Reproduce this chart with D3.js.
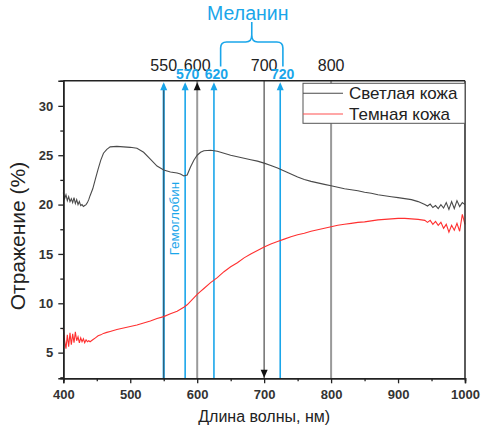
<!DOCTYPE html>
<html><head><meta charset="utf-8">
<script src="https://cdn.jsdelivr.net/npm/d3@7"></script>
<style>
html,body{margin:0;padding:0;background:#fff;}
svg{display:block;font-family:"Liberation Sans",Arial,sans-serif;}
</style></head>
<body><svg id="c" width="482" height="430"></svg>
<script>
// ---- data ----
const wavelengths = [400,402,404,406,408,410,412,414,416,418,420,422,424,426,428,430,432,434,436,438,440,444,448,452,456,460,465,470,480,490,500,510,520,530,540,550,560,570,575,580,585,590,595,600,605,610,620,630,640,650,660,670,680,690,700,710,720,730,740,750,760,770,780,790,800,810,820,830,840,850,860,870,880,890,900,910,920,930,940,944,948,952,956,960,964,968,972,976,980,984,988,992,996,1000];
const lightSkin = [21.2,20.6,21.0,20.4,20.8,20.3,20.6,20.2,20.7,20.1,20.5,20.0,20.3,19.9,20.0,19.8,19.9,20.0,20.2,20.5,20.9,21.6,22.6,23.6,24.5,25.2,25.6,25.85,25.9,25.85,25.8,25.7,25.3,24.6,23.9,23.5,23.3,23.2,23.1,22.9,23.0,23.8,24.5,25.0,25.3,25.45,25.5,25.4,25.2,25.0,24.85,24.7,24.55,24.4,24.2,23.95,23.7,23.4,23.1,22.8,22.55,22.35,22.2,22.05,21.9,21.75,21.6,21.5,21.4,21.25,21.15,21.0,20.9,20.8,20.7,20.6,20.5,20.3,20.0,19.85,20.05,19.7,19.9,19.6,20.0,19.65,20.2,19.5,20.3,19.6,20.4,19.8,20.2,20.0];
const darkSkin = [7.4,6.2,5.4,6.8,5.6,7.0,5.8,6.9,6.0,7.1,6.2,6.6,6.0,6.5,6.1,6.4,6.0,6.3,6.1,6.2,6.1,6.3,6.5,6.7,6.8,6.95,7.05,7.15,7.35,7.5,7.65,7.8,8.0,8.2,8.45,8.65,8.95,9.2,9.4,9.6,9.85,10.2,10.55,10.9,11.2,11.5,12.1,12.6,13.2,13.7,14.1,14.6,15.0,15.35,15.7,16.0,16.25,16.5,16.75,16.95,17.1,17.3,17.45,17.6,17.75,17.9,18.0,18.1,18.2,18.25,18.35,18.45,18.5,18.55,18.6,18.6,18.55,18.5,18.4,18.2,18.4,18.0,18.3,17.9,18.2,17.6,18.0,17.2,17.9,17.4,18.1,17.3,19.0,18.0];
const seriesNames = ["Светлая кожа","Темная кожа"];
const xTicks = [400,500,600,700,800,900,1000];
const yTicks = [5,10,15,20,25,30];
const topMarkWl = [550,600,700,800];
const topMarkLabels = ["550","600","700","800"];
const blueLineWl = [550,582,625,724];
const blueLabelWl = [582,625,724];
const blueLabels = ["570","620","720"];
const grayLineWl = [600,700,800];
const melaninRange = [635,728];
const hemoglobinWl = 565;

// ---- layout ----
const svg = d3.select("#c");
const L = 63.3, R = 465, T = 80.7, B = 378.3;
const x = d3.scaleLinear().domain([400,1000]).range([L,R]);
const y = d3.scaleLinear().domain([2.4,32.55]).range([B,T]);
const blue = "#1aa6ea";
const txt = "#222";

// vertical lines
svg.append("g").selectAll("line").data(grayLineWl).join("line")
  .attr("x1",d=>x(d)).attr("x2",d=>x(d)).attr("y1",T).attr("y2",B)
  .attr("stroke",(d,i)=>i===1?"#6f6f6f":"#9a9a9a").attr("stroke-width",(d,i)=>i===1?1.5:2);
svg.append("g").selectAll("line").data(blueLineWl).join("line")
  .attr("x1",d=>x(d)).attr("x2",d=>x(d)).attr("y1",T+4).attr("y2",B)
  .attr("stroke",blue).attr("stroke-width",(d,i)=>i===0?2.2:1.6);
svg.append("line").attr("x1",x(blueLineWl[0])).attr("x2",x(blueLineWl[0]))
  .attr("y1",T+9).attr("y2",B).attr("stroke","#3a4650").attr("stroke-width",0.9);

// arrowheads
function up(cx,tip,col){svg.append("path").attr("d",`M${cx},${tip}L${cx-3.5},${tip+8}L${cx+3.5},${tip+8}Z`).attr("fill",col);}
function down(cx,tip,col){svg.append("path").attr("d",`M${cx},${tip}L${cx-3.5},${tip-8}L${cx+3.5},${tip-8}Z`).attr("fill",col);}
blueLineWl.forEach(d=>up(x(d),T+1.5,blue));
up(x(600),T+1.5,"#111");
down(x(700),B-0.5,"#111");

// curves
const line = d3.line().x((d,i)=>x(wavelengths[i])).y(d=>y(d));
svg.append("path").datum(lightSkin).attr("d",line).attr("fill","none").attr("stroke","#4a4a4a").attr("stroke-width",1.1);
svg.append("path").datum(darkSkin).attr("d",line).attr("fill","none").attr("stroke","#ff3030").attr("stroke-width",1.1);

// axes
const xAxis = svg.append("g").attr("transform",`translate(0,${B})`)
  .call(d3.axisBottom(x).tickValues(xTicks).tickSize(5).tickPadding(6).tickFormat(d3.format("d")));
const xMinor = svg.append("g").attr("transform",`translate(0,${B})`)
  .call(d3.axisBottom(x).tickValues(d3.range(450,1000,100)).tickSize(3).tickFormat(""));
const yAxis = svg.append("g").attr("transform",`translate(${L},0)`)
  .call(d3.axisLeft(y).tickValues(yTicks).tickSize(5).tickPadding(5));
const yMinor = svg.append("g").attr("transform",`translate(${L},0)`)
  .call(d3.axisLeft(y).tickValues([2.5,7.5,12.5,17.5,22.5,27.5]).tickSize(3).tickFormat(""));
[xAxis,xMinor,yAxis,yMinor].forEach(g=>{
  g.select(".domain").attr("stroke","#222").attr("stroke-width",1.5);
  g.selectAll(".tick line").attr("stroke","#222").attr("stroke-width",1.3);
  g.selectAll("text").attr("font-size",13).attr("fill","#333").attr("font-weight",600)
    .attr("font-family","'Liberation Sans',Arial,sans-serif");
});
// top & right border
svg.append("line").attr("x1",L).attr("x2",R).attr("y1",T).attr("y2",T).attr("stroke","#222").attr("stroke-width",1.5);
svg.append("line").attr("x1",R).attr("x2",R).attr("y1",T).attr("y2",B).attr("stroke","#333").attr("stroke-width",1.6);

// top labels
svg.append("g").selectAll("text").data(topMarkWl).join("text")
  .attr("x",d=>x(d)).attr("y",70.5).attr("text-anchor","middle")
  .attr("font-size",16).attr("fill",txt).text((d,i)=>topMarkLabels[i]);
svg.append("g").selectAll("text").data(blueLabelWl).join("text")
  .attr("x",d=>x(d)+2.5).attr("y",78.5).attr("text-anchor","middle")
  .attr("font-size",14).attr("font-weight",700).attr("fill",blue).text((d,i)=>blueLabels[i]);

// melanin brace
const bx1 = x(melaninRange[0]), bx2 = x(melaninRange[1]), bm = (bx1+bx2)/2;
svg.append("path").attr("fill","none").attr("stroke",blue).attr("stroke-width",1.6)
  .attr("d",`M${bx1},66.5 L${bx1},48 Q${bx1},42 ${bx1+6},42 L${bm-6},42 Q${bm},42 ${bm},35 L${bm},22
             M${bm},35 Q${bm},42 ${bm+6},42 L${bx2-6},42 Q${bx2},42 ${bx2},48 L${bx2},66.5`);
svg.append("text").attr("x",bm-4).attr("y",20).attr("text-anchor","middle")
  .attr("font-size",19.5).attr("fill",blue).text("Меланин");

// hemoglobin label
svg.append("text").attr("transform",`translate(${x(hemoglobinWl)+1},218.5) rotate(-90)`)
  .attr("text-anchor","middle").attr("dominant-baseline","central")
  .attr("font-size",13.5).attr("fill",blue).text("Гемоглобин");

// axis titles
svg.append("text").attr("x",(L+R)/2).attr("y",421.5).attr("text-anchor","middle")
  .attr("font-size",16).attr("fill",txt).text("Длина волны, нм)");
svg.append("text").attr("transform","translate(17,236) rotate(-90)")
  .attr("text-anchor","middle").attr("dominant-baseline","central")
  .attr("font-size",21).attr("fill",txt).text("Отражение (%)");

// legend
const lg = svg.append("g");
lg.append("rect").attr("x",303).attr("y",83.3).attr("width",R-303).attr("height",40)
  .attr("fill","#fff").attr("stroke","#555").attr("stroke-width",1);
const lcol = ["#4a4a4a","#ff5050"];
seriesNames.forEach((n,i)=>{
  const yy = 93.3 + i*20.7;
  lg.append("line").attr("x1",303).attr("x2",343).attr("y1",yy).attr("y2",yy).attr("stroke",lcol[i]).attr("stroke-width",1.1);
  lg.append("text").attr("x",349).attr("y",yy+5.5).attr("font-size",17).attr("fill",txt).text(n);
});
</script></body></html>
--
- [BRIEF]: Leave out the pictures and repeat exactly the lines from the start of the material through the line that contains "const hemoglobinWl = 565;", both included.

- [THE COMPLETED TASK]:
Reproduce this chart with D3.js.
<!DOCTYPE html>
<html><head><meta charset="utf-8">
<script src="https://cdn.jsdelivr.net/npm/d3@7"></script>
<style>
html,body{margin:0;padding:0;background:#fff;}
svg{display:block;font-family:"Liberation Sans",Arial,sans-serif;}
</style></head>
<body><svg id="c" width="482" height="430"></svg>
<script>
// ---- data ----
const wavelengths = [400,402,404,406,408,410,412,414,416,418,420,422,424,426,428,430,432,434,436,438,440,444,448,452,456,460,465,470,480,490,500,510,520,530,540,550,560,570,575,580,585,590,595,600,605,610,620,630,640,650,660,670,680,690,700,710,720,730,740,750,760,770,780,790,800,810,820,830,840,850,860,870,880,890,900,910,920,930,940,944,948,952,956,960,964,968,972,976,980,984,988,992,996,1000];
const lightSkin = [21.2,20.6,21.0,20.4,20.8,20.3,20.6,20.2,20.7,20.1,20.5,20.0,20.3,19.9,20.0,19.8,19.9,20.0,20.2,20.5,20.9,21.6,22.6,23.6,24.5,25.2,25.6,25.85,25.9,25.85,25.8,25.7,25.3,24.6,23.9,23.5,23.3,23.2,23.1,22.9,23.0,23.8,24.5,25.0,25.3,25.45,25.5,25.4,25.2,25.0,24.85,24.7,24.55,24.4,24.2,23.95,23.7,23.4,23.1,22.8,22.55,22.35,22.2,22.05,21.9,21.75,21.6,21.5,21.4,21.25,21.15,21.0,20.9,20.8,20.7,20.6,20.5,20.3,20.0,19.85,20.05,19.7,19.9,19.6,20.0,19.65,20.2,19.5,20.3,19.6,20.4,19.8,20.2,20.0];
const darkSkin = [7.4,6.2,5.4,6.8,5.6,7.0,5.8,6.9,6.0,7.1,6.2,6.6,6.0,6.5,6.1,6.4,6.0,6.3,6.1,6.2,6.1,6.3,6.5,6.7,6.8,6.95,7.05,7.15,7.35,7.5,7.65,7.8,8.0,8.2,8.45,8.65,8.95,9.2,9.4,9.6,9.85,10.2,10.55,10.9,11.2,11.5,12.1,12.6,13.2,13.7,14.1,14.6,15.0,15.35,15.7,16.0,16.25,16.5,16.75,16.95,17.1,17.3,17.45,17.6,17.75,17.9,18.0,18.1,18.2,18.25,18.35,18.45,18.5,18.55,18.6,18.6,18.55,18.5,18.4,18.2,18.4,18.0,18.3,17.9,18.2,17.6,18.0,17.2,17.9,17.4,18.1,17.3,19.0,18.0];
const seriesNames = ["Светлая кожа","Темная кожа"];
const xTicks = [400,500,600,700,800,900,1000];
const yTicks = [5,10,15,20,25,30];
const topMarkWl = [550,600,700,800];
const topMarkLabels = ["550","600","700","800"];
const blueLineWl = [550,582,625,724];
const blueLabelWl = [582,625,724];
const blueLabels = ["570","620","720"];
const grayLineWl = [600,700,800];
const melaninRange = [635,728];
const hemoglobinWl = 565;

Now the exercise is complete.